A HEREFORD nurse who has been working on the frontline during the coronavirus pandemic is now trying to help children and their families in Palestine who have been injured in recent attacks in the Middle East .

Mary-Clare McGivern, who went to Aylestone High School and Hereford Sixth Form College before training as a nurse in Leeds, has pledged to raise money by running one kilometre for every adult killed in Gaza, and two kilometres for every child.

On May 18, she said that would be at total of at least 259 kilometres, but a Israel-Gaza ceasefire was agreed later in the month after an 11-day military offensive in the Gaza Strip considered the worst violence in the region since 2014.

Miss McGivern wanted to raise funds for Medical Aid for Palestinians (MAP), a charity working in Gaza to provide emergency and life saving care to those caught up in the attacks.

Inspired by a visit to the region and by her time spent working in the NHS during the pandemic, Miss McGivern said: “I have had enough of watching the news and feeling sad, angry, and helpless, so I’ve decided to do what I can.

"It won’t be enough, but something is better than nothing.

"As of March this year, there was only one hospital bed per 800 people.

"Gaza is just 41km long, and a maximum of 12km wide, and yet is home to over two million Palestinians who are being bombed relentlessly, and who have been starved of basic resources for decades.

"I know as the bombs fall my total will keep climbing-I will just have to keep running.”

Her older sister Madeleine, who has worked in Palestine and Israel as a Human Rights Monitor and visited Gaza on a number of occasions, set up an initiative called Children Across Borders.

The project is a website where people can send messages of support to the parents and grandparents of Gaza.

Madeleine, who also went to Aylestone and Hereford Sixth Form College and now has a two-year-old son, said: “I cannot imagine the pain parents in Palestine must be going through, knowing they cannot keep their children safe right now.
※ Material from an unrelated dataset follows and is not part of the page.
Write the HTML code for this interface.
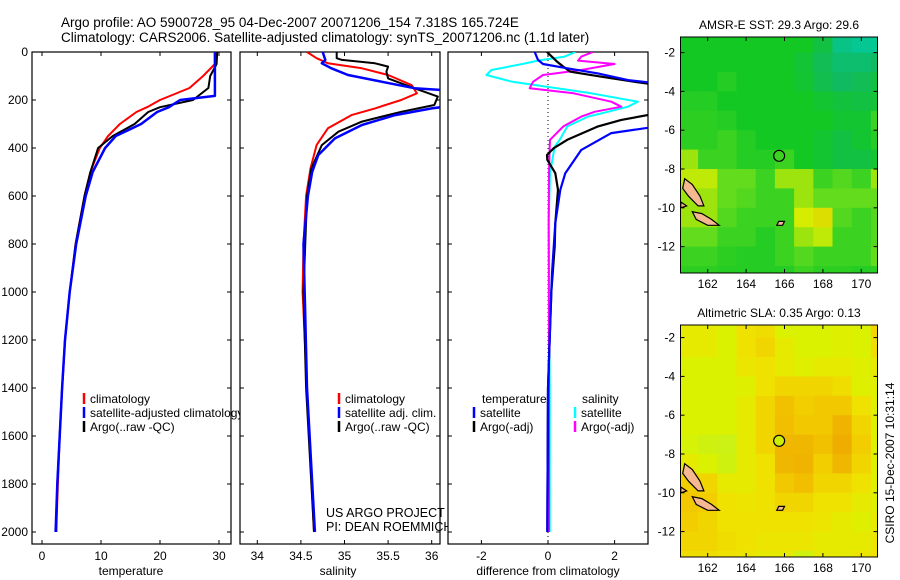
<!DOCTYPE html>
<html><head><meta charset="utf-8">
<style>
html,body{margin:0;padding:0;background:#fff;}
svg{display:block;font-family:"Liberation Sans",Arial,sans-serif;}
</style></head>
<body>
<svg id="chart" width="900" height="580" viewBox="0 0 900 580">
<defs>
<clipPath id="c1"><rect x="32" y="52" width="199" height="492"/></clipPath>
<clipPath id="c2"><rect x="240" y="52" width="200" height="492"/></clipPath>
<clipPath id="c3"><rect x="448" y="52" width="200" height="492"/></clipPath>
<clipPath id="m1"><rect x="681" y="37" width="197" height="236"/></clipPath>
<clipPath id="m2"><rect x="680" y="325" width="197" height="232"/></clipPath>
</defs>
<g id="root"></g>
</svg>
<script>
// ---------- data ----------
const tempDepth = [0,50,100,150,200,230,250,300,350,400,500,600,800,1000,1200,1400,1600,1800,2000];
const tempClim  = [29.6,29.3,27.3,25,20,17.8,16,13.2,11.2,9.8,8.2,7.2,5.7,4.7,3.9,3.4,3.0,2.7,2.4];
const tempSatDepth = [0,100,183,200,230,250,300,350,400,500,600,800,1000,1200,1400,1600,1800,2000];
const tempSat   = [29.3,29.3,29.3,23.4,21.5,19.5,16.8,12.5,10.7,8.6,7.4,5.8,4.7,3.9,3.4,3.0,2.6,2.3];
const tempArgo  = [29.7,29.6,28.5,28.2,25.6,20,18,15.7,12,9.5,8.2,7.2,5.7,4.7,3.9,3.4,3.0,2.6,2.4];

const salDepth = [0,26,47,68,96,138,172,200,235,263,318,388,485,600,800,1000,1400,2000];
const salClim  = [34.57,34.68,34.81,35.2,35.5,35.77,35.83,35.65,35.35,35.08,34.81,34.68,34.61,34.56,34.53,34.52,34.57,34.65];
const salArgoDepth = [0,26,33,47,61,82,110,151,186,221,249,290,332,388,485,600,1000,1400,2000];
const salArgo  = [34.91,34.91,34.97,35.35,35.5,35.48,35.5,35.8,36.07,36.03,35.65,35.2,34.93,34.74,34.62,34.57,34.53,34.56,34.65];
const salSatDepth = [0,33,47,68,96,124,151,163,221,235,263,304,360,429,499,600,800,1400,2000];
const salSat   = [34.75,34.78,34.74,34.85,35.04,35.43,35.8,36.3,36.3,36.0,35.58,35.2,34.89,34.7,34.63,34.58,34.53,34.57,34.66];

const dTSatDepth = [0,33,50,68,89,117,131,310,338,408,505,574,713,922,1400,2000];
const dTSat    = [-0.4,-0.3,-0.15,0.58,1.5,2.4,3.3,3.3,1.9,1.0,0.52,0.37,0.22,0.12,0.0,-0.02];
const dTArgoDepth = [0,40,61,82,103,124,138,255,283,310,366,401,429,449,505,574,713,810,1000,1400,2000];
const dTArgo   = [-0.03,0.27,0.46,0.67,1.6,2.6,3.3,3.3,2.2,1.5,0.58,0.17,-0.03,-0.02,0.22,0.3,0.22,0.2,0.1,0.0,-0.02];
const dSDepth  = [0,19,36,50,75,96,124,151,172,207,228,249,269,310,366,394,505,700,1400,2000];
const dSSat    = [0.83,0.5,-0.3,-0.77,-1.7,-1.85,-1.07,0.27,1.3,2.7,2.4,1.8,1.2,0.58,0.35,0.2,0.06,0.02,0.05,0.05];
const dSArgo   = [1.35,1.0,0.9,2.0,1.0,-0.15,-0.45,-0.55,0.77,1.9,2.2,1.4,1.0,0.46,0.06,0.05,0.03,0.02,0.03,0.03];

const depthTicks = [0,200,400,600,800,1000,1200,1400,1600,1800,2000];
const tempTicks = [0,10,20,30];
const salTicks = [34,34.5,35,35.5,36];
const salTickLabels = ["34","34.5","35","35.5","36"];
const diffTicks = [-2,0,2];
const latTicks = [-2,-4,-6,-8,-10,-12];
const lonTicks = [162,164,166,168,170];

// SST grid (rows: lat -1..-14, cols: lon 160.5..171.5), colour index 0 teal .. 5 orange
const sstGrid = [
 [2,2,2,2,2,2,2,1.5,0.5,0.3,0.3],
 [2,2,2,2,2,2,1.7,1.2,0.8,0.8,1],
 [2,2,2.2,2,2,2,1.8,1.3,1,1.2,1.5],
 [2.2,2.2,2,2,2,2,2,1.8,1.6,1.5,1.7],
 [2.3,2.3,2.2,2,2,2,2,2,1.8,1.8,2.5],
 [2.3,2.3,2.5,2.2,2,2,2,1.8,1.5,1.8,2.2],
 [3.5,2.5,2.5,2.2,2.2,2.5,2,1.8,1.5,1.5,1.8],
 [3.8,3.8,3,3,2.5,3.5,3.5,2.5,2.8,2.5,3.5],
 [3.5,3.5,3,2.8,2.5,2.5,3.5,3,3,3,3],
 [3.5,3.5,2.8,2.5,2.5,2.5,4,4.2,2.8,2.5,2.8],
 [3,3,2.5,2.5,2.2,2.5,3.5,3.8,2.5,2.5,2.8],
 [2.5,2.5,2.3,2.2,2.2,2.5,2.8,2.5,2.5,2.5,3],
 [2.3,2.3,2.2,2.2,2.2,2.2,2.5,2.3,2.3,2.2,2.3],
 [2.3,2.3,2.2,2.2,2.2,2.2,2.5,2.3,2.3,2.2,2.3]
];
// SLA grid, colour index 0 green-yellow .. 4 orange
const slaGrid = [
 [1.5,1.5,1,2,2.2,1,1,1,1.2,1,2.5],
 [1.5,1.5,1,2,2.5,1.5,1,1,1.2,1,2.2],
 [1,1,1,1.8,2,1.5,1.2,1.5,1.5,1.2,1.5],
 [1,1,1,1.2,2,2.5,2.5,2.5,2.2,1.2,1.2],
 [1,1,1,1.5,2.5,3.2,2.8,3,3,2,1.2],
 [1,1,1,1.5,2.5,3.3,3,3,3.6,2.5,1.2],
 [0.8,0.5,0.3,1.5,2.5,3.5,3.5,3.2,3.8,2.8,1.2],
 [1.5,1,0.5,1.5,2,3.5,3.6,2.8,3.5,2.5,1.2],
 [2.8,2.5,1.5,1.5,2,3,3.3,2.5,2.5,2,1.2],
 [3,2.8,2,1.8,2,2.5,2.5,2,2,1.5,1.2],
 [2.8,2.5,2,2,2,2,2,1.8,1.5,1.2,1.5],
 [2.5,2.5,2.2,2,1.8,1.8,1.8,1.5,1.5,1.5,1.8],
 [2.2,2.2,2,1.8,1.5,1.5,0.5,1.5,1.5,1.8,2],
 [2.2,2.2,2,1.8,1.5,1.5,0.5,1.5,1.5,1.8,2]
];
const argoLon = 165.72, argoLat = -7.32;

// ---------- helpers ----------
const NS="http://www.w3.org/2000/svg";
const root=document.getElementById('root');
function mk(tag,attrs,parent){const e=document.createElementNS(NS,tag);for(const k in attrs)e.setAttribute(k,attrs[k]);(parent||root).appendChild(e);return e;}
function txt(x,y,s,size,anchor,parent){const t=mk('text',{x:x,y:y,'font-size':size,'text-anchor':anchor||'start',fill:'#000'},parent);t.textContent=s;return t;}

const yD = d => 52 + d*0.24;
const xT = v => 42 + v*5.9;
const xS = v => 257.3 + (v-34)*87.2;
const xDf = v => 548 + v*33.3;

function panel(x0,x1,name){
  const g=mk('g',{});
  
  
  mk('rect',{x:x0,y:52,width:x1-x0,height:492,fill:'#fff',stroke:'#000','stroke-width':1.2},g);
  depthTicks.forEach(d=>{
    const y=yD(d);
    mk('line',{x1:x0,y1:y,x2:x0+4,y2:y,stroke:'#000'},g);
    mk('line',{x1:x1,y1:y,x2:x1-4,y2:y,stroke:'#000'},g);
  });
  return g;
}
function series(dep,vals,xf,color,clip,name,w){
  const pts=dep.map((d,i)=>xf(vals[i]).toFixed(1)+','+yD(d).toFixed(1)).join(' ');
  const p=mk('polyline',{points:pts,fill:'none',stroke:color,'stroke-width':w||2,'clip-path':'url(#'+clip+')','stroke-linejoin':'round'});
  
  
}
function xticks(g,vals,labels,xf){
  vals.forEach((v,i)=>{
    const x=xf(v);
    mk('line',{x1:x,y1:544,x2:x,y2:540,stroke:'#000'},g);
    mk('line',{x1:x,y1:52,x2:x,y2:56,stroke:'#000'},g);
    const t=txt(x,560,labels[i],12,'middle',g);
    
    
  });
}
function legend(g,x,y,color,label){
  mk('line',{x1:x,y1:y-10,x2:x,y2:y+1,stroke:color,'stroke-width':2.5},g);
  const t=txt(x+6,y,label,12,'start',g);
  
  
}

// ---------- titles ----------
let t=txt(61,27,'Argo profile: AO 5900728_95 04-Dec-2007 20071206_154 7.318S 165.724E',13.5);


t=txt(61,42,'Climatology: CARS2006. Satellite-adjusted climatology: synTS_20071206.nc (1.1d later)',13.5);



// ---------- panel 1: temperature ----------
const g1=panel(32,231,'temperature-panel');
depthTicks.forEach(d=>{
  const l=txt(28,yD(d)+4,String(d),12,'end',g1);
  
  
});
xticks(g1,tempTicks,tempTicks.map(String),xT);
series(tempDepth,tempClim,xT,'#ff0000','c1','temp-climatology-line');
series(tempDepth,tempArgo,xT,'#000000','c1','temp-argo-line');
series(tempSatDepth,tempSat,xT,'#0000ff','c1','temp-satellite-line',2.5);
t=txt(131,575,'temperature',12,'middle',g1);


legend(g1,84,403,'#ff0000','climatology');
legend(g1,84,417,'#0000ff','satellite-adjusted climatology');
legend(g1,84,431,'#000000','Argo(..raw -QC)');

// ---------- panel 2: salinity ----------
const g2=panel(240,440,'salinity-panel');
xticks(g2,salTicks,salTickLabels,xS);
series(salDepth,salClim,xS,'#ff0000','c2','sal-climatology-line');
series(salArgoDepth,salArgo,xS,'#000000','c2','sal-argo-line');
series(salSatDepth,salSat,xS,'#0000ff','c2','sal-satellite-line',2.5);
t=txt(338,575,'salinity',12,'middle',g2);


legend(g2,339,403,'#ff0000','climatology');
legend(g2,339,417,'#0000ff','satellite adj. clim.');
legend(g2,339,431,'#000000','Argo(..raw -QC)');
t=txt(326,517,'US ARGO PROJECT',12.5,'start',g2);


t=txt(326,531,'PI: DEAN ROEMMICH',12.5,'start',g2);



// ---------- panel 3: difference ----------
const g3=panel(448,648,'difference-panel');
xticks(g3,diffTicks,diffTicks.map(String),xDf);
mk('line',{x1:xDf(0),y1:52,x2:xDf(0),y2:544,stroke:'#000','stroke-dasharray':'1,3','stroke-width':1},g3);
series(dSDepth,dSSat,xDf,'#00ffff','c3','sal-diff-satellite-line');
series(dSDepth,dSArgo,xDf,'#ff00ff','c3','sal-diff-argo-line');
series(dTArgoDepth,dTArgo,xDf,'#000000','c3','temp-diff-argo-line',2.2);
series(dTSatDepth,dTSat,xDf,'#0000ff','c3','temp-diff-satellite-line',2.2);
t=txt(548,575,'difference from climatology',12,'middle',g3);


t=txt(482,403,'temperature',12,'start',g3);


t=txt(582,403,'salinity',12,'start',g3);


legend(g3,474,417,'#0000ff','satellite');
legend(g3,474,431,'#000000','Argo(-adj)');
legend(g3,575,417,'#00ffff','satellite');
legend(g3,575,431,'#ff00ff','Argo(-adj)');

// ---------- maps ----------
function lerpColor(stops,v){
  v=Math.max(0,Math.min(stops.length-1,v));
  const i=Math.min(stops.length-2,Math.floor(v)),f=v-i;
  const a=stops[i],b=stops[i+1];
  return 'rgb('+a.map((c,k)=>Math.round(c+(b[k]-c)*f)).join(',')+')';
}
const sstStops=[[0,204,170],[16,186,96],[20,200,36],[100,220,30],[214,236,0],[240,164,0]];
const slaStops=[[196,240,30],[218,242,0],[240,226,0],[242,200,0],[238,166,0]];
const islands=[
 [[160.8,-8.5],[161.2,-8.8],[161.6,-9.4],[161.8,-9.9],[161.5,-9.9],[161.0,-9.4],[160.7,-9.0]],
 [[161.2,-10.2],[161.7,-10.3],[162.2,-10.6],[162.6,-10.9],[162.0,-10.9],[161.4,-10.6]],
 [[160.6,-9.7],[160.9,-9.9],[160.6,-10.0]],
 [[165.7,-10.7],[166.0,-10.7],[165.9,-10.9],[165.6,-10.9]]
];
function mapPanel(top,bottom,lat8,grid,stops,clip,title,name,dotFill){
  const g=mk('g',{});
  
  
  const left=680.5,right=877.5;
  const xL=lon=>707.7+(lon-162)*19.2;
  const yL=lat=>lat8+(-8-lat)*19.4;
  const cells=mk('g',{'clip-path':'url(#'+clip+')'},g);
  grid.forEach((row,r)=>row.forEach((v,c)=>{
    const lon0=160.5+c, lat0=-1-r;
    const cell=mk('rect',{x:xL(lon0).toFixed(1),y:yL(lat0).toFixed(1),width:19.8,height:20,fill:lerpColor(stops,v)},cells);
    
    
  }));
  islands.forEach(p=>{
    const pg=mk('polygon',{points:p.map(q=>xL(q[0]).toFixed(1)+','+yL(q[1]).toFixed(1)).join(' '),fill:'#f5b890',stroke:'#000','stroke-width':1.2},cells);
    
    
  });
  mk('rect',{x:left,y:top,width:right-left,height:bottom-top,fill:'none',stroke:'#000','stroke-width':1},g);
  latTicks.forEach(l=>{
    const y=yL(l);
    mk('line',{x1:left,y1:y,x2:left+4,y2:y,stroke:'#000'},g);
    mk('line',{x1:right,y1:y,x2:right-4,y2:y,stroke:'#000'},g);
    const lt=txt(675,y+4,String(l),12,'end',g);
    
    
  });
  lonTicks.forEach(l=>{
    const x=xL(l);
    mk('line',{x1:x,y1:bottom,x2:x,y2:bottom-4,stroke:'#000'},g);
    mk('line',{x1:x,y1:top,x2:x,y2:top+4,stroke:'#000'},g);
    const lt=txt(x,bottom+15,String(l),12,'middle',g);
    
    
  });
  const c=mk('circle',{cx:xL(argoLon),cy:yL(argoLat),r:5.5,fill:dotFill,stroke:'#000','stroke-width':1.2},g);
  
  
  const tt=txt((left+right)/2,top-8,title,12,'middle',g);
  
  
}
mapPanel(37,273,169,sstGrid,sstStops,'m1','AMSR-E SST: 29.3 Argo: 29.6','sst-map','none');
mapPanel(325,557,454,slaGrid,slaStops,'m2','Altimetric SLA: 0.35 Argo: 0.13','sla-map','#ccee00');

t=txt(0,0,'CSIRO 15-Dec-2007 10:31:14',12,'middle');
t.setAttribute('transform','translate(894,463) rotate(-90)');


</script>
</body></html>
"I have seen pictures and videos from Gaza showing children injured or killed, but also kids proudly displaying their pet fishes that they managed to save from the rubble of their home, saying they want to become doctors to help people, and splashing in a tin bath surrounded by destruction but still laughing.

"We all have children we know and love in our lives - this website is a way of telling parents their children are in our thoughts."